### Your objective
Do not repeat pictures. Repeat exactly the lines of the listing below from its first line through the line with "0.3, 0.4, 1.5]".

### Given material

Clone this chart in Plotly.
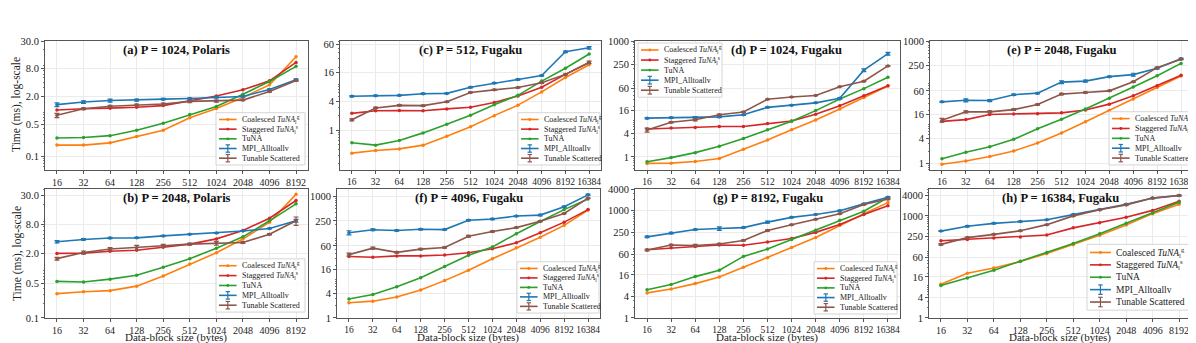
import plotly.graph_objects as go
import math

W, H = 1196, 343

sizes_10 = [16, 32, 64, 128, 256, 512, 1024, 2048, 4096, 8192]
sizes_11 = [16, 32, 64, 128, 256, 512, 1024, 2048, 4096, 8192, 16384]

series_names = [
    "Coalesced <i>TuNA</i><sub>l</sub><sup>g</sup>",
    "Staggered <i>TuNA</i><sub>l</sub><sup>s</sup>",
    "TuNA",
    "MPI_Alltoallv",
    "Tunable Scattered",
]
colors = ["#ff7f0e", "#d62728", "#2ca02c", "#1f77b4", "#8c564b"]

# (a) P = 1024, Polaris
a_coal = [0.175, 0.175, 0.196, 0.27, 0.365, 0.68, 1.08, 1.87, 3.5, 14.2]
a_stag = [1.0, 1.07, 1.1, 1.15, 1.25, 1.6, 2.02, 2.74, 4.27, 10.7]
a_tuna = [0.25, 0.256, 0.28, 0.365, 0.52, 0.8, 1.19, 2.19, 4.14, 8.8]
a_mpi = [1.31, 1.49, 1.61, 1.64, 1.72, 1.78, 1.9, 1.97, 2.78, 4.5]
a_tun = [0.77, 1.07, 1.21, 1.29, 1.35, 1.54, 1.57, 1.64, 2.53, 4.35]
a_mpi_err = [0.12, 0.1, 0.12, 0.08, 0.07, 0.06, 0.06, 0.05, 0.1, 0.2]
a_tun_err = [0.08, 0.05, 0.06, 0.05, 0.06, 0.1, 0.08, 0.05, 0.08, 0.15]

# (b) P = 2048, Polaris
b_coal = [0.31, 0.34, 0.357, 0.44, 0.71, 1.24, 2.09, 3.98, 8.7, 32]
b_stag = [2.03, 2.06, 2.25, 2.35, 2.7, 3.13, 4.0, 5.9, 10.5, 24]
b_tuna = [0.55, 0.535, 0.61, 0.73, 1.06, 1.59, 2.57, 4.4, 9.3, 20.5]
b_mpi = [3.5, 3.9, 4.17, 4.2, 4.6, 4.98, 5.28, 5.77, 6.5, 9.3]
b_tun = [1.59, 2.12, 2.5, 2.65, 2.9, 3.13, 3.27, 3.37, 4.98, 9.3]
b_mpi_err = [0.2, 0.15, 0.12, 0.1, 0.1, 0.1, 0.1, 0.1, 0.15, 0.6]
b_tun_err = [0.1, 0.15, 0.15, 0.3, 0.2, 0.15, 0.3, 0.15, 0.15, 1.8]

# (c) P = 512, Fugaku
c_coal = [0.335, 0.38, 0.41, 0.49, 0.75, 1.18, 2.0, 3.3, 6.2, 12.3, 22.7]
c_stag = [2.23, 2.52, 2.56, 2.52, 2.76, 2.98, 3.76, 5.11, 7.74, 14.3, 25.3]
c_tuna = [0.55, 0.49, 0.61, 0.88, 1.32, 2.03, 3.37, 5.27, 10.4, 19.2, 37.8]
c_mpi = [5.03, 5.19, 5.27, 5.69, 5.78, 7.74, 9.46, 11.2, 13.5, 42, 50.7]
c_tun = [1.64, 2.89, 3.27, 3.22, 3.87, 6.05, 6.85, 7.63, 9.6, 14.3, 25.3]
c_mpi_err = [0.15, 0.15, 0.15, 0.15, 0.15, 0.2, 0.25, 0.3, 0.4, 1.5, 3]
c_tun_err = [0.08, 0.1, 0.1, 0.1, 0.1, 0.15, 0.15, 0.2, 0.3, 0.4, 1.5]

# (d) P = 1024, Fugaku
d_coal = [0.68, 0.69, 0.76, 0.91, 1.59, 2.73, 5.06, 9.03, 17.4, 34.8, 68.5]
d_stag = [5.26, 5.57, 5.8, 6.14, 6.14, 7.3, 8.5, 12.8, 21.1, 38.4, 69.8]
d_tuna = [0.75, 0.96, 1.29, 1.89, 3.0, 5.06, 8.36, 15.8, 31.7, 58.6, 115]
d_mpi = [10.1, 10.3, 10.3, 10.9, 12.3, 19.2, 21.9, 25.1, 32.9, 176, 472]
d_tun = [4.96, 7.88, 9.2, 12.3, 14.6, 31, 35.5, 39.1, 65.9, 91.5, 227]
d_mpi_err = [0.4, 0.4, 0.8, 0.5, 0.4, 0.5, 0.5, 0.6, 1.5, 15, 40]
d_tun_err = [0.6, 0.3, 0.6, 0.6, 0.4, 0.6, 0.6, 0.6, 1.0, 2, 6]

# (e) P = 2048, Fugaku
e_coal = [0.95, 1.14, 1.47, 2.0, 3.16, 5.57, 10.4, 19.7, 38, 72, 139]
e_stag = [10.7, 11.8, 15.8, 16.1, 16.4, 17.3, 20.4, 28.3, 45.6, 80.3, 144]
e_tuna = [1.29, 1.86, 2.54, 3.87, 7.07, 12.0, 21.5, 39.4, 74.6, 141, 283]
e_mpi = [32.2, 35.3, 34.7, 48.2, 52.7, 98.2, 104, 134, 150, 215, 366]
e_tun = [11.4, 18.3, 18.3, 20.8, 27.8, 49.9, 54.7, 60, 100, 223, 359]
e_mpi_err = [1, 3, 2, 2, 2, 8, 6, 4, 12, 10, 15]
e_tun_err = [1.2, 1, 1, 1, 1, 2, 2, 2, 3, 5, 6]

# (f) P = 4096, Fugaku
f_coal = [2.36, 2.59, 3.28, 4.9, 8.33, 15.0, 28.9, 53.8, 98, 193, 464]
f_stag = [32.8, 31.6, 34, 34, 35.9, 40.8, 50.9, 72, 127, 232, 473]
f_tuna = [2.94, 3.8, 5.9, 9.8, 18.6, 35.3, 56.7, 120, 240, 473, 865]
f_mpi = [127, 150, 144, 155, 152, 259, 278, 328, 346, 557, 1096]
f_tun = [36.6, 52.7, 41.6, 49.9, 54.7, 104, 136, 170, 245, 380, 913]
f_mpi_err = [15, 8, 6, 6, 5, 10, 10, 10, 15, 20, 40]
f_tun_err = [3, 3, 2, 2, 2, 5, 5, 5, 8, 10, 15]

# (g) P = 8192, Fugaku
g_coal = [5.0, 6.4, 9.1, 14, 26, 48.4, 93.6, 177, 389, 817, 1682]
g_stag = [81, 91.6, 99.6, 110, 108, 133, 167, 247, 413, 784, 1368]
g_tuna = [6.15, 8.55, 14.3, 21.6, 52.5, 84.5, 157, 285, 541, 963, 2340]
g_mpi = [185, 237, 297, 316, 336, 478, 651, 784, 1000, 1549, 2389]
g_tun = [79, 110, 106, 117, 147, 279, 405, 575, 817, 1486, 2111]
g_mpi_err = [8, 12, 10, 35, 10, 30, 20, 20, 30, 50, 80]
g_tun_err = [4, 5, 8, 5, 5, 10, 10, 10, 20, 40, 60]

# (h) P = 16384, Fugaku
h_coal = [9.8, 20.7, 29.4, 45.6, 78.9, 143, 270, 545, 1174, 2218]
h_stag = [186, 203, 226, 242, 276, 447, 635, 922, 1462, 2703]
h_tuna = [9.0, 14.9, 25.2, 46.6, 84.3, 156, 301, 608, 1227, 2531]
h_mpi = [359, 499, 608, 692, 773, 1099, 1528, 2218, 3366, 4010]
h_tun = [146, 231, 288, 366, 556, 1007, 1528, 2124, 3366, 4010]
h_mpi_err = [10, 20, 20, 20, 20, 30, 40, 60, 100, 120]
h_tun_err = [8, 10, 10, 10, 15, 30, 40, 60, 100, 120]

titles = ["(a) P = 1024, Polaris", "(c) P = 512, Fugaku", "(d) P = 1024, Fugaku",
          "(e) P = 2048, Fugaku", "(b) P = 2048, Polaris", "(f) P = 4096, Fugaku",
          "(g) P = 8192, Fugaku", "(h) P = 16384, Fugaku"]

ticks_polaris = [0.1, 0.5, 2, 8, 30]
ticks_polaris_text = ["0.1", "0.5", "2.0", "8.0", "30.0"]
ticks_512 = [1, 4, 16, 60]
ticks_1000 = [1, 4, 16, 60, 250, 1000]
ticks_4000 = [1, 4, 16, 60, 250, 1000, 4000]

panels = [
    dict(x=sizes_10, ys=[a_coal, a_stag, a_tuna, a_mpi, a_tun], errs=[a_mpi_err, a_tun_err],
         box=(37, 29, 300, 162), yr=[-1.29, 1.49], yt=ticks_polaris, ytt=ticks_polaris_text,
         leg=(208, 103, 89, 54, 8), tx=0.5),
    dict(x=sizes_11, ys=[c_coal, c_stag, c_tuna, c_mpi, c_tun], errs=[c_mpi_err, c_tun_err],
         box=(332, 29, 593, 162), yr=[-0.82, 1.845], yt=ticks_512, ytt=None,
         leg=(510, 103, 82, 54, 8), tx=0.5),
    dict(x=sizes_11, ys=[d_coal, d_stag, d_tuna, d_mpi, d_tun], errs=[d_mpi_err, d_tun_err],
         box=(627, 29, 892, 162), yr=[-0.334, 3.0], yt=ticks_1000, ytt=None,
         leg=(630, 31, 84, 56, 8), tx=0.57),
    dict(x=sizes_11, ys=[e_coal, e_stag, e_tuna, e_mpi, e_tun], errs=[e_mpi_err, e_tun_err],
         box=(922, 29, 1185, 162), yr=[-0.16, 3.0], yt=ticks_1000, ytt=None,
         leg=(1101, 102, 82, 55, 8), tx=0.5),
    dict(x=sizes_10, ys=[b_coal, b_stag, b_tuna, b_mpi, b_tun], errs=[b_mpi_err, b_tun_err],
         box=(37, 182, 300, 315), yr=[-1.0, 1.61], yt=ticks_polaris, ytt=ticks_polaris_text,
         leg=(208, 254, 89, 55, 8), tx=0.5),
    dict(x=sizes_11, ys=[f_coal, f_stag, f_tuna, f_mpi, f_tun], errs=[f_mpi_err, f_tun_err],
         box=(329, 182, 592, 315), yr=[0, 3.18], yt=ticks_1000, ytt=None,
         leg=(509, 257, 82, 53, 8), tx=0.5),
    dict(x=sizes_11, ys=[g_coal, g_stag, g_tuna, g_mpi, g_tun], errs=[g_mpi_err, g_tun_err],
         box=(627, 182, 892, 315), yr=[0, 3.602], yt=ticks_4000, ytt=None,
         leg=(806, 257, 83, 54, 8), tx=0.5),
    dict(x=sizes_10, ys=[h_coal, h_stag, h_tuna, h_mpi, h_tun], errs=[h_mpi_err, h_tun_err],
         box=(921, 182, 1183, 315), yr=[0, 3.79], yt=ticks_4000, ytt=None,
         leg=(1079, 239, 104, 68, 9.5), tx=0.5),
]

FONT = "Liberation Serif"


def px(x):
    return x / W


def py(y):
    return 1 - y / H


fig = go.Figure()
layout = dict(width=W, height=H, margin=dict(l=0, r=0, t=0, b=0),
              paper_bgcolor="white", plot_bgcolor="white", showlegend=False,
              font=dict(family=FONT, size=10.5, color="#222"))
shapes = []
annotations = []

for i, p in enumerate(panels):
    k = "" if i == 0 else str(i + 1)
    x0, y0, x1, y1 = p["box"]
    lo = math.log10(p["x"][0])
    hi = math.log10(p["x"][-1])
    pad = 0.05 * (hi - lo)
    xfs = 9.5 if len(p["x"]) == 11 else 10
    minor = [m * 10 ** e for e in range(-2, 5) for m in range(2, 10)]
    layout["xaxis" + k] = dict(
        domain=[px(x0), px(x1)], anchor="y" + k, type="log",
        range=[lo - pad, hi + pad], tickvals=p["x"], ticktext=[str(v) for v in p["x"]],
        tickangle=0, showgrid=True, gridcolor="#ebebeb", gridwidth=1, zeroline=False,
        showline=True, linecolor="#555", linewidth=1, mirror=True,
        ticks="outside", ticklen=3, tickcolor="#555", tickfont=dict(size=xfs),
    )
    layout["yaxis" + k] = dict(
        domain=[py(y1), py(y0)], anchor="x" + k, type="log", range=p["yr"],
        tickvals=p["yt"], ticktext=p["ytt"] if p["ytt"] else [str(v) for v in p["yt"]],
        showgrid=True, gridcolor="#ebebeb", gridwidth=1, zeroline=False,
        showline=True, linecolor="#555", linewidth=1, mirror=True,
        ticks="outside", ticklen=3, tickcolor="#555", tickfont=dict(size=10.5),
        minor=dict(tickvals=minor, ticks="outside", ticklen=1.5, tickcolor="#777", showgrid=False),
    )
    for j, ys in enumerate(p["ys"]):
        tr = dict(x=p["x"], y=ys, mode="lines+markers", name=series_names[j],
                  line=dict(color=colors[j], width=1.6), marker=dict(size=3.5, color=colors[j]),
                  xaxis="x" + k, yaxis="y" + k)
        if j >= 3:
            tr["error_y"] = dict(type="data", array=p["errs"][j - 3], color=colors[j],
                                 thickness=1.2, width=2.5)
        fig.add_trace(go.Scatter(**tr))

    # panel title
    annotations.append(dict(
        text="<b>%s</b>" % titles[i], xref="x%s domain" % k, yref="y%s domain" % k,
        x=p["tx"], y=0.93, xanchor="center", yanchor="middle", showarrow=False,
        font=dict(size=12.5, family=FONT, color="#111")))

    # legend box drawn as shapes + text
    lx, ly, lw, lh, fs = p["leg"]
    shapes.append(dict(type="rect", xref="paper", yref="paper",
                       x0=px(lx), x1=px(lx + lw), y0=py(ly + lh), y1=py(ly),
                       line=dict(color="#d5d5d5", width=1), fillcolor="rgba(255,255,255,0.85)",
                       layer="above"))
    rowh = (lh - 4) / 5.0
    hl = 2.2 * fs
    for j in range(5):
        cy = ly + 2 + (j + 0.5) * rowh
        ix0, ix1 = lx + 3, lx + 3 + hl
        shapes.append(dict(type="line", xref="paper", yref="paper",
                           x0=px(ix0), x1=px(ix1), y0=py(cy), y1=py(cy),
                           line=dict(color=colors[j], width=1.6), layer="above"))
        mx = (ix0 + ix1) / 2
        if j < 3:
            shapes.append(dict(type="circle", xref="paper", yref="paper",
                               x0=px(mx - 1.5), x1=px(mx + 1.5), y0=py(cy + 1.5), y1=py(cy - 1.5),
                               line=dict(color=colors[j], width=0), fillcolor=colors[j],
                               layer="above"))
        else:
            eh = rowh * 0.38
            shapes.append(dict(type="line", xref="paper", yref="paper",
                               x0=px(mx), x1=px(mx), y0=py(cy - eh), y1=py(cy + eh),
                               line=dict(color=colors[j], width=1.2), layer="above"))
            for s in (-1, 1):
                shapes.append(dict(type="line", xref="paper", yref="paper",
                                   x0=px(mx - 2.2), x1=px(mx + 2.2),
                                   y0=py(cy + s * eh), y1=py(cy + s * eh),
                                   line=dict(color=colors[j], width=1.2), layer="above"))
        annotations.append(dict(
            text=series_names[j], xref="paper", yref="paper", x=px(ix1 + 3), y=py(cy),
            xanchor="left", yanchor="middle", showarrow=False,
            font=dict(size=fs, family=FONT, color="#222")))

# axis titles
for yy in (95, 249):
    annotations.append(dict(text="Time (ms), log-scale", xref="paper", yref="paper",
                            x=px(9), y=py(yy), textangle=-90, showarrow=False,
                            xanchor="center", yanchor="middle",
                            font=dict(size=11.5, family=FONT, color="#222")))
for xc in (168, 460, 759, 1052):
    annotations.append(dict(text="Data-block size (bytes)", xref="paper", yref="paper",
                            x=px(xc), y=0, showarrow=False,
                            xanchor="center", yanchor="bottom", yshift=-1,
                            font=dict(size=11, family=FONT, color="#222")))

layout["shapes"] = shapes
layout["annotations"] = annotations
fig.update_layout(**layout)
fig.write_html("out.html")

### Result below
Clone this chart in Plotly.
import plotly.graph_objects as go
import math

W, H = 1196, 343

sizes_10 = [16, 32, 64, 128, 256, 512, 1024, 2048, 4096, 8192]
sizes_11 = [16, 32, 64, 128, 256, 512, 1024, 2048, 4096, 8192, 16384]

series_names = [
    "Coalesced <i>TuNA</i><sub>l</sub><sup>g</sup>",
    "Staggered <i>TuNA</i><sub>l</sub><sup>s</sup>",
    "TuNA",
    "MPI_Alltoallv",
    "Tunable Scattered",
]
colors = ["#ff7f0e", "#d62728", "#2ca02c", "#1f77b4", "#8c564b"]

# (a) P = 1024, Polaris
a_coal = [0.175, 0.175, 0.196, 0.27, 0.365, 0.68, 1.08, 1.87, 3.5, 14.2]
a_stag = [1.0, 1.07, 1.1, 1.15, 1.25, 1.6, 2.02, 2.74, 4.27, 10.7]
a_tuna = [0.25, 0.256, 0.28, 0.365, 0.52, 0.8, 1.19, 2.19, 4.14, 8.8]
a_mpi = [1.31, 1.49, 1.61, 1.64, 1.72, 1.78, 1.9, 1.97, 2.78, 4.5]
a_tun = [0.77, 1.07, 1.21, 1.29, 1.35, 1.54, 1.57, 1.64, 2.53, 4.35]
a_mpi_err = [0.12, 0.1, 0.12, 0.08, 0.07, 0.06, 0.06, 0.05, 0.1, 0.2]
a_tun_err = [0.08, 0.05, 0.06, 0.05, 0.06, 0.1, 0.08, 0.05, 0.08, 0.15]

# (b) P = 2048, Polaris
b_coal = [0.31, 0.34, 0.357, 0.44, 0.71, 1.24, 2.09, 3.98, 8.7, 32]
b_stag = [2.03, 2.06, 2.25, 2.35, 2.7, 3.13, 4.0, 5.9, 10.5, 24]
b_tuna = [0.55, 0.535, 0.61, 0.73, 1.06, 1.59, 2.57, 4.4, 9.3, 20.5]
b_mpi = [3.5, 3.9, 4.17, 4.2, 4.6, 4.98, 5.28, 5.77, 6.5, 9.3]
b_tun = [1.59, 2.12, 2.5, 2.65, 2.9, 3.13, 3.27, 3.37, 4.98, 9.3]
b_mpi_err = [0.2, 0.15, 0.12, 0.1, 0.1, 0.1, 0.1, 0.1, 0.15, 0.6]
b_tun_err = [0.1, 0.15, 0.15, 0.3, 0.2, 0.15, 0.3, 0.15, 0.15, 1.8]

# (c) P = 512, Fugaku
c_coal = [0.335, 0.38, 0.41, 0.49, 0.75, 1.18, 2.0, 3.3, 6.2, 12.3, 22.7]
c_stag = [2.23, 2.52, 2.56, 2.52, 2.76, 2.98, 3.76, 5.11, 7.74, 14.3, 25.3]
c_tuna = [0.55, 0.49, 0.61, 0.88, 1.32, 2.03, 3.37, 5.27, 10.4, 19.2, 37.8]
c_mpi = [5.03, 5.19, 5.27, 5.69, 5.78, 7.74, 9.46, 11.2, 13.5, 42, 50.7]
c_tun = [1.64, 2.89, 3.27, 3.22, 3.87, 6.05, 6.85, 7.63, 9.6, 14.3, 25.3]
c_mpi_err = [0.15, 0.15, 0.15, 0.15, 0.15, 0.2, 0.25, 0.3, 0.4, 1.5, 3]
c_tun_err = [0.08, 0.1, 0.1, 0.1, 0.1, 0.15, 0.15, 0.2, 0.3, 0.4, 1.5]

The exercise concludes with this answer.